Without the pictures, can you quote each line below exactly?

┌──

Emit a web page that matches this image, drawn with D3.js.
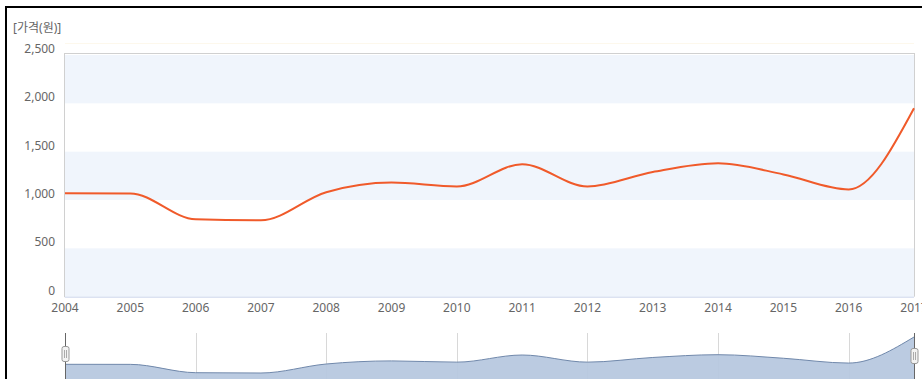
<!DOCTYPE html>
<html><head><meta charset="utf-8">
<script src="https://cdn.jsdelivr.net/npm/d3@7"></script>
<style>
html,body{margin:0;padding:0;background:#fff;}
svg{display:block;}
text{font-family:"Noto Sans","Noto Sans CJK KR",sans-serif;}
</style></head><body>
<svg id="c" width="922" height="379"></svg>
<script>
const years = [2004,2005,2006,2007,2008,2009,2010,2011,2012,2013,2014,2015,2016,2017];
const prices = [1070,1068,800,790,1080,1180,1140,1370,1140,1290,1380,1265,1110,1950];
const yTicks = [0,500,1000,1500,2000,2500];
const yTickLabels = ["0","500","1,000","1,500","2,000","2,500"];
const navGridYears = [2006,2008,2010,2012,2014,2016];
const yTitle = "[가격(원)]";

const svg = d3.select("#c");
const L = 65, R = 914, T = 55, B = 296.7;
const x = d3.scaleLinear().domain([2004,2017]).range([L,R]);
const y = d3.scaleLinear().domain([0,2500]).range([B,T]);

// frame
svg.append("line").attr("x1",6).attr("x2",922).attr("y1",7).attr("y2",7).attr("stroke","#000").attr("stroke-width",2);
svg.append("line").attr("x1",6).attr("x2",6).attr("y1",6).attr("y2",379).attr("stroke","#000").attr("stroke-width",2);

// faint line above plot
svg.append("line").attr("x1",L).attr("x2",R).attr("y1",43.5).attr("y2",43.5).attr("stroke","#fdf8ec").attr("stroke-width",1);

// bands
for (let i=0;i<yTicks.length-1;i+=2){
  svg.append("rect").attr("x",L).attr("width",R-L)
    .attr("y",y(yTicks[i+1])).attr("height",y(yTicks[i])-y(yTicks[i+1]))
    .attr("fill","#f0f5fc");
}
// plot border
svg.append("line").attr("x1",L).attr("x2",R).attr("y1",53.5).attr("y2",53.5).attr("stroke","#d0d0d0");
svg.append("line").attr("x1",R+0.5).attr("x2",R+0.5).attr("y1",53).attr("y2",B).attr("stroke","#d0d0d0");
svg.append("line").attr("x1",L-0.5).attr("x2",L-0.5).attr("y1",53).attr("y2",B+0.5).attr("stroke","#d0d0d0");
svg.append("line").attr("x1",L).attr("x2",R).attr("y1",B+0.5).attr("y2",B+0.5).attr("stroke","#ccd6eb");

// y labels
svg.append("g").selectAll("text").data(yTicks).join("text")
  .attr("x",55).attr("y",d=>y(d)-2).attr("text-anchor","end")
  .attr("font-size",12).attr("fill","#666")
  .text((d,i)=>yTickLabels[i]);
svg.append("text").attr("x",13).attr("y",32).attr("font-size",12).attr("fill","#666")
  .attr("font-family","Noto Sans CJK KR").text(yTitle);

// x labels
svg.append("g").selectAll("text").data(years).join("text")
  .attr("x",d=>x(d)).attr("y",312).attr("text-anchor","middle")
  .attr("font-size",12).attr("fill","#666").text(d=>d);

// line
const line = d3.line().x((d,i)=>x(years[i])).y(d=>y(d)).curve(d3.curveMonotoneX);
svg.append("path").datum(prices).attr("d",line).attr("fill","none")
  .attr("stroke","#f05a2a").attr("stroke-width",2);

// navigator
const ny = d3.scaleLinear().domain(d3.extent(prices)).range([373,337]);
svg.append("g").selectAll("line").data(navGridYears).join("line")
  .attr("x1",d=>Math.round(x(d))+0.5).attr("x2",d=>Math.round(x(d))+0.5)
  .attr("y1",333).attr("y2",379).attr("stroke","#d8d8d8");
const area = d3.area().x((d,i)=>x(years[i])).y0(379).y1(d=>ny(d)).curve(d3.curveMonotoneX);
svg.append("path").datum(prices).attr("d",area).attr("fill","#b7c8df").attr("fill-opacity",0.95);
const nline = d3.line().x((d,i)=>x(years[i])).y(d=>ny(d)).curve(d3.curveMonotoneX);
svg.append("path").datum(prices).attr("d",nline).attr("fill","none").attr("stroke","#7088ab").attr("stroke-width",1);

// handles
[[2004,354],[2017,356]].forEach(([yr,cy])=>{
  const hx = Math.round(x(yr))+0.5;
  svg.append("line").attr("x1",hx).attr("x2",hx).attr("y1",333).attr("y2",379).attr("stroke","#666").attr("stroke-width",1);
  svg.append("rect").attr("x",hx-3.5).attr("y",cy-7.5).attr("width",7).attr("height",15).attr("rx",2)
    .attr("fill","#f2f2f2").attr("stroke","#999");
  svg.append("line").attr("x1",hx-1).attr("x2",hx-1).attr("y1",cy-4).attr("y2",cy+4).attr("stroke","#aaa");
  svg.append("line").attr("x1",hx+1).attr("x2",hx+1).attr("y1",cy-4).attr("y2",cy+4).attr("stroke","#aaa");
});
</script>
</body></html>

└──

TASK SOLUTION:
Emit a web page that matches this image, drawn with D3.js.
<!DOCTYPE html>
<html><head><meta charset="utf-8">
<script src="https://cdn.jsdelivr.net/npm/d3@7"></script>
<style>
html,body{margin:0;padding:0;background:#fff;}
svg{display:block;}
text{font-family:"Noto Sans","Noto Sans CJK KR",sans-serif;}
</style></head><body>
<svg id="c" width="922" height="379"></svg>
<script>
const years = [2004,2005,2006,2007,2008,2009,2010,2011,2012,2013,2014,2015,2016,2017];
const prices = [1070,1068,800,790,1080,1180,1140,1370,1140,1290,1380,1265,1110,1950];
const yTicks = [0,500,1000,1500,2000,2500];
const yTickLabels = ["0","500","1,000","1,500","2,000","2,500"];
const navGridYears = [2006,2008,2010,2012,2014,2016];
const yTitle = "[가격(원)]";

const svg = d3.select("#c");
const L = 65, R = 914, T = 55, B = 296.7;
const x = d3.scaleLinear().domain([2004,2017]).range([L,R]);
const y = d3.scaleLinear().domain([0,2500]).range([B,T]);

// frame
svg.append("line").attr("x1",6).attr("x2",922).attr("y1",7).attr("y2",7).attr("stroke","#000").attr("stroke-width",2);
svg.append("line").attr("x1",6).attr("x2",6).attr("y1",6).attr("y2",379).attr("stroke","#000").attr("stroke-width",2);

// faint line above plot
svg.append("line").attr("x1",L).attr("x2",R).attr("y1",43.5).attr("y2",43.5).attr("stroke","#fdf8ec").attr("stroke-width",1);

// bands
for (let i=0;i<yTicks.length-1;i+=2){
  svg.append("rect").attr("x",L).attr("width",R-L)
    .attr("y",y(yTicks[i+1])).attr("height",y(yTicks[i])-y(yTicks[i+1]))
    .attr("fill","#f0f5fc");
}
// plot border
svg.append("line").attr("x1",L).attr("x2",R).attr("y1",53.5).attr("y2",53.5).attr("stroke","#d0d0d0");
svg.append("line").attr("x1",R+0.5).attr("x2",R+0.5).attr("y1",53).attr("y2",B).attr("stroke","#d0d0d0");
svg.append("line").attr("x1",L-0.5).attr("x2",L-0.5).attr("y1",53).attr("y2",B+0.5).attr("stroke","#d0d0d0");
svg.append("line").attr("x1",L).attr("x2",R).attr("y1",B+0.5).attr("y2",B+0.5).attr("stroke","#ccd6eb");

// y labels
svg.append("g").selectAll("text").data(yTicks).join("text")
  .attr("x",55).attr("y",d=>y(d)-2).attr("text-anchor","end")
  .attr("font-size",12).attr("fill","#666")
  .text((d,i)=>yTickLabels[i]);
svg.append("text").attr("x",13).attr("y",32).attr("font-size",12).attr("fill","#666")
  .attr("font-family","Noto Sans CJK KR").text(yTitle);

// x labels
svg.append("g").selectAll("text").data(years).join("text")
  .attr("x",d=>x(d)).attr("y",312).attr("text-anchor","middle")
  .attr("font-size",12).attr("fill","#666").text(d=>d);

// line
const line = d3.line().x((d,i)=>x(years[i])).y(d=>y(d)).curve(d3.curveMonotoneX);
svg.append("path").datum(prices).attr("d",line).attr("fill","none")
  .attr("stroke","#f05a2a").attr("stroke-width",2);

// navigator
const ny = d3.scaleLinear().domain(d3.extent(prices)).range([373,337]);
svg.append("g").selectAll("line").data(navGridYears).join("line")
  .attr("x1",d=>Math.round(x(d))+0.5).attr("x2",d=>Math.round(x(d))+0.5)
  .attr("y1",333).attr("y2",379).attr("stroke","#d8d8d8");
const area = d3.area().x((d,i)=>x(years[i])).y0(379).y1(d=>ny(d)).curve(d3.curveMonotoneX);
svg.append("path").datum(prices).attr("d",area).attr("fill","#b7c8df").attr("fill-opacity",0.95);
const nline = d3.line().x((d,i)=>x(years[i])).y(d=>ny(d)).curve(d3.curveMonotoneX);
svg.append("path").datum(prices).attr("d",nline).attr("fill","none").attr("stroke","#7088ab").attr("stroke-width",1);

// handles
[[2004,354],[2017,356]].forEach(([yr,cy])=>{
  const hx = Math.round(x(yr))+0.5;
  svg.append("line").attr("x1",hx).attr("x2",hx).attr("y1",333).attr("y2",379).attr("stroke","#666").attr("stroke-width",1);
  svg.append("rect").attr("x",hx-3.5).attr("y",cy-7.5).attr("width",7).attr("height",15).attr("rx",2)
    .attr("fill","#f2f2f2").attr("stroke","#999");
  svg.append("line").attr("x1",hx-1).attr("x2",hx-1).attr("y1",cy-4).attr("y2",cy+4).attr("stroke","#aaa");
  svg.append("line").attr("x1",hx+1).attr("x2",hx+1).attr("y1",cy-4).attr("y2",cy+4).attr("stroke","#aaa");
});
</script>
</body></html>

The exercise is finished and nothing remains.